The June 6, 1962 issue of The Christian Century magazine contains C.S. Lewis' answer to the question, "What books did most to shape your vocational attitude and your philosophy of life?" Here is Lewis' list:
  1. Phantastes by George MacDonald
  2. The Everlasting Man by G.K. Chesterton
  3. The Aeneid by Virgil
  4. The Temple by George Herbert
  5. The Prelude by William Wordsworth
  6. The Idea of the Holy by Rudolf Otto
  7. The Consolation of Philosophy by Boethius
  8. Life of Samuel Johnson by James Boswell
  9. Descent into Hell by Charles Williams
  10. Theism and Humanism by Arthur James Balfour
Probably the Bible was too close to Lewis' heart even to need mention.

In the essay on Pagan and Mediaeval Religious Sentiment in his Essays in Criticism, Matthew Arnold makes a surprising choice:
People talk of this or that work which they would choose, if they were to pass their life with only one; for my part I think I would choose the Abbé Migne's collection.
He is referring to Patrologiae Cursus Completus, the voluminous works of the Greek and Latin Church Fathers edited by Migne.

Among the favorite books of former President William Clinton is Living History, by Hillary Rodham Clinton.
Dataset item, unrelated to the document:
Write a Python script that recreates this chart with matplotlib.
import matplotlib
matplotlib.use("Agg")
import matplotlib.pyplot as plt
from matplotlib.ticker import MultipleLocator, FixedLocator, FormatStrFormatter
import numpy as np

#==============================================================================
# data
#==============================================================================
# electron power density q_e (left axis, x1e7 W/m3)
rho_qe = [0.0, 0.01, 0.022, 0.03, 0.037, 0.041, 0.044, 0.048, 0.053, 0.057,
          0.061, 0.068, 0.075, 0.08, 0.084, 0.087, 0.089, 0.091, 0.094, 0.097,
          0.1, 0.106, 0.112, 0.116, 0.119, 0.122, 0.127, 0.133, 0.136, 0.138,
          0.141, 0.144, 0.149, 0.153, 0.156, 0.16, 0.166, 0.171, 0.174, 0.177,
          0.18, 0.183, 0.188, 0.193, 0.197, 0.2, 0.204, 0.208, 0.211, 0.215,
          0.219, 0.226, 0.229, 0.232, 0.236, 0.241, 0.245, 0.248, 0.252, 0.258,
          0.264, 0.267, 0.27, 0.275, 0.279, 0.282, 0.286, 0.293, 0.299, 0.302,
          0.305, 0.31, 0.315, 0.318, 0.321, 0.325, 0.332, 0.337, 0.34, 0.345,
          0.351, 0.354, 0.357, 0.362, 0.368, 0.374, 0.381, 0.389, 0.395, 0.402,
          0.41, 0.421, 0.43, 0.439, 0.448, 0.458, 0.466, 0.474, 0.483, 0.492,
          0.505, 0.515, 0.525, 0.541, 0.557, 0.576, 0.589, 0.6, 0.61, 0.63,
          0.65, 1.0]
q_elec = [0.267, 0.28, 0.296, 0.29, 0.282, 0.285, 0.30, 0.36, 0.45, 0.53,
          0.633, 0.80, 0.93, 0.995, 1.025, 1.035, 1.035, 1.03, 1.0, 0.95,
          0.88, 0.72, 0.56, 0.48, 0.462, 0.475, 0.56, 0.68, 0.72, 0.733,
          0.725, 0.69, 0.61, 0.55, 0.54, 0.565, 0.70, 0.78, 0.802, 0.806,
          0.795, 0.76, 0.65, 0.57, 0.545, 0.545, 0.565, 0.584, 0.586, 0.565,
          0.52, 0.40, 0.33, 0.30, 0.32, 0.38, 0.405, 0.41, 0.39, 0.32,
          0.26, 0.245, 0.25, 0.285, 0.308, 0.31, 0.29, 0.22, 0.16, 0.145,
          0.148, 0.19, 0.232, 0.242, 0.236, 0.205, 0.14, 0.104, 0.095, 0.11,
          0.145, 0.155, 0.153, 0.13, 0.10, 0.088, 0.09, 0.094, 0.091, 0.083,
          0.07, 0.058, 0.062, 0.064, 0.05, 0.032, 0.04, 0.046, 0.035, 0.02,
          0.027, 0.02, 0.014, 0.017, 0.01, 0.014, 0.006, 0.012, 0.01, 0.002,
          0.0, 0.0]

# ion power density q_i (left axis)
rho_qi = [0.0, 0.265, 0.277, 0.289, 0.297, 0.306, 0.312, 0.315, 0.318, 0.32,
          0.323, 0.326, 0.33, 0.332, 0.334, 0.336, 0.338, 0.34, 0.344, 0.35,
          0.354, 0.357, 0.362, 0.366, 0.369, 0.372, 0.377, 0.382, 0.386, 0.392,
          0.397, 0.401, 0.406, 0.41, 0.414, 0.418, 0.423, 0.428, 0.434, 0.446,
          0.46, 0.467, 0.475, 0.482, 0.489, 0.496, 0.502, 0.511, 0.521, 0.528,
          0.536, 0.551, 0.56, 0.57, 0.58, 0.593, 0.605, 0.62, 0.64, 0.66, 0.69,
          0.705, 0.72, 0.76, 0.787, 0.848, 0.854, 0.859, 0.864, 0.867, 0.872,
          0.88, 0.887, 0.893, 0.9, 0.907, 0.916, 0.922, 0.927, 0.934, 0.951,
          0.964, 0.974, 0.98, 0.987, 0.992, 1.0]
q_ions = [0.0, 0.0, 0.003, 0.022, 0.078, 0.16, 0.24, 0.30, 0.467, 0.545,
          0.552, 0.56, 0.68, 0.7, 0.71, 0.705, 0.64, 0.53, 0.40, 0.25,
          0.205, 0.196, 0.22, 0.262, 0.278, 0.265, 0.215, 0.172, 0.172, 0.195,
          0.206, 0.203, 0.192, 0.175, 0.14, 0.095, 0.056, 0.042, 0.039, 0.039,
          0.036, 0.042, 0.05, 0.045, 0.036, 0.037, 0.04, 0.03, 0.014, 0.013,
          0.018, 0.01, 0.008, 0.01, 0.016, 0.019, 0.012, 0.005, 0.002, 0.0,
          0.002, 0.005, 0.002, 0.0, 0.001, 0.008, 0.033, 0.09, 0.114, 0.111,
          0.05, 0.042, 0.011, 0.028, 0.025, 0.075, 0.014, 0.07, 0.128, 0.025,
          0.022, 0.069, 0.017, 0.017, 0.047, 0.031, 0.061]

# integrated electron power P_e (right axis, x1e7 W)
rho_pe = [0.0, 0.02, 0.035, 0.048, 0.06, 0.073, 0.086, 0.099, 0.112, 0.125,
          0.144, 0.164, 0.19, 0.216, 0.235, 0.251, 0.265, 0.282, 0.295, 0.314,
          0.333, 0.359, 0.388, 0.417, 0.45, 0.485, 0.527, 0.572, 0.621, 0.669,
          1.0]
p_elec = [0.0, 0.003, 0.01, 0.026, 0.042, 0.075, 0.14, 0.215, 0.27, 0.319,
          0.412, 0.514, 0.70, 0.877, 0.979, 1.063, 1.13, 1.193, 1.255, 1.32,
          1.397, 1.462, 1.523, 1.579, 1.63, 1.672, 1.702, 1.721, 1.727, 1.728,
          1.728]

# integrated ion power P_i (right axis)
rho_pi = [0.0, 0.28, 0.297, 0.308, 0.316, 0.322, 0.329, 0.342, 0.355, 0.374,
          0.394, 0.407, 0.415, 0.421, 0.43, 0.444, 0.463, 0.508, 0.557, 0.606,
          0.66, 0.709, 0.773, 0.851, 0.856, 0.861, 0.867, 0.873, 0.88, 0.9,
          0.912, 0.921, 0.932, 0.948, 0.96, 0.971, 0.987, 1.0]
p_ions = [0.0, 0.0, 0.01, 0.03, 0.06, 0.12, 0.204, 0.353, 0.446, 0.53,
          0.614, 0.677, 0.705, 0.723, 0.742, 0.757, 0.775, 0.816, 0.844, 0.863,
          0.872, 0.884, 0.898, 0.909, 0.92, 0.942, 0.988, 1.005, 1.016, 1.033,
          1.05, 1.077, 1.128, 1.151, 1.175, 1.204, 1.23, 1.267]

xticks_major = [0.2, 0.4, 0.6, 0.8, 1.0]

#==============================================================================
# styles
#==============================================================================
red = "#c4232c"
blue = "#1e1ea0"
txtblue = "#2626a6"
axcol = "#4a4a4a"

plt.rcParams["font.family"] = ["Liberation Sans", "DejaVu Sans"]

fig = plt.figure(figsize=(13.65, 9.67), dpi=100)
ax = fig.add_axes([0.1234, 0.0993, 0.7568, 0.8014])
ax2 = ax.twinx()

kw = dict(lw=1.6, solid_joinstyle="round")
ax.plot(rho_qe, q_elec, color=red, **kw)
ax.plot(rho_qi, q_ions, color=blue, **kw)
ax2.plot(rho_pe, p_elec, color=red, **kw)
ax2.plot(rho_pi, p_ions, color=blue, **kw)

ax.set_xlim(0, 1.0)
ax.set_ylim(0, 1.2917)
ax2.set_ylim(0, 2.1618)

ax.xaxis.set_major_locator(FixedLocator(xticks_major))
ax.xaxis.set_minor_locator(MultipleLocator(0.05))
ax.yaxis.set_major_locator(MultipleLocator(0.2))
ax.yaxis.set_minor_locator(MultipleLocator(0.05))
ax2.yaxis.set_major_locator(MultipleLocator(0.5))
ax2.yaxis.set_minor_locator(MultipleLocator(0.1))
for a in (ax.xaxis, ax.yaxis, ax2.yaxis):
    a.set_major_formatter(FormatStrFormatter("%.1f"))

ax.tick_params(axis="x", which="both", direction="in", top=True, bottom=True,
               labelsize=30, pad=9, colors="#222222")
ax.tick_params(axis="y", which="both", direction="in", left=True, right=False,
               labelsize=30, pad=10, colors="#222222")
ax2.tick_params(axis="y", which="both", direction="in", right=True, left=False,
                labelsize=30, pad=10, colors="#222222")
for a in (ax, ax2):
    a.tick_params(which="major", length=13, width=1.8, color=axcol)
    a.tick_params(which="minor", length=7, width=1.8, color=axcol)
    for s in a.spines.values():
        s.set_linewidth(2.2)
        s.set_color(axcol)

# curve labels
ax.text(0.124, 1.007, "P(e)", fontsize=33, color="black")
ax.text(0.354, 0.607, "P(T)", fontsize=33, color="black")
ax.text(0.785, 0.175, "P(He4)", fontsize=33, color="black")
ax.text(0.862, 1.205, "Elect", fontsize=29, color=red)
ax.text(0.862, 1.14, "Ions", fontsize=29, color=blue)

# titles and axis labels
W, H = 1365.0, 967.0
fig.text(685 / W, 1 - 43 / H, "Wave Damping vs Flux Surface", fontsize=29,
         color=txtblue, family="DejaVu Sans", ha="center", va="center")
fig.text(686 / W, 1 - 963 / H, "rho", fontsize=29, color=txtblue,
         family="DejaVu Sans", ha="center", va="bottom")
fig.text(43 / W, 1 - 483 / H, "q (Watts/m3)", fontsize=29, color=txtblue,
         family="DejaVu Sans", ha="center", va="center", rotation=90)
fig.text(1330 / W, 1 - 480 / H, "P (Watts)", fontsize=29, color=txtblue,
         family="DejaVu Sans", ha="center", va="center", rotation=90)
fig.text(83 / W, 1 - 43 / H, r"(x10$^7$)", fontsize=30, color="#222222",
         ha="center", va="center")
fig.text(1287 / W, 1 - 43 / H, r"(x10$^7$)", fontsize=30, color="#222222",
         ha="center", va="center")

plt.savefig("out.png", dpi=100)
A chivalrous gesture, but an insincere one, I suspect.

One question that exercises me: Should you take to the desert island books you've already read, or those you've never read? When I go on vacation, I sometimes bring a book I've never been able to get through, so that lack of anything else will force me to read what I couldn't before.

My short list of books for a desert island would probably contain:
  1. Bible (King James version)
  2. Homer
  3. Horace
  4. Rabelais
  5. Montaigne
  6. Shakespeare
  7. Boswell's Life of Johnson
  8. Schopenhauer
  9. Thoreau
  10. Dickens
But it would pain me to part with almost any book in my collection. I sometimes consider winnowing my bookshelves, but I find little chaff among the wheat.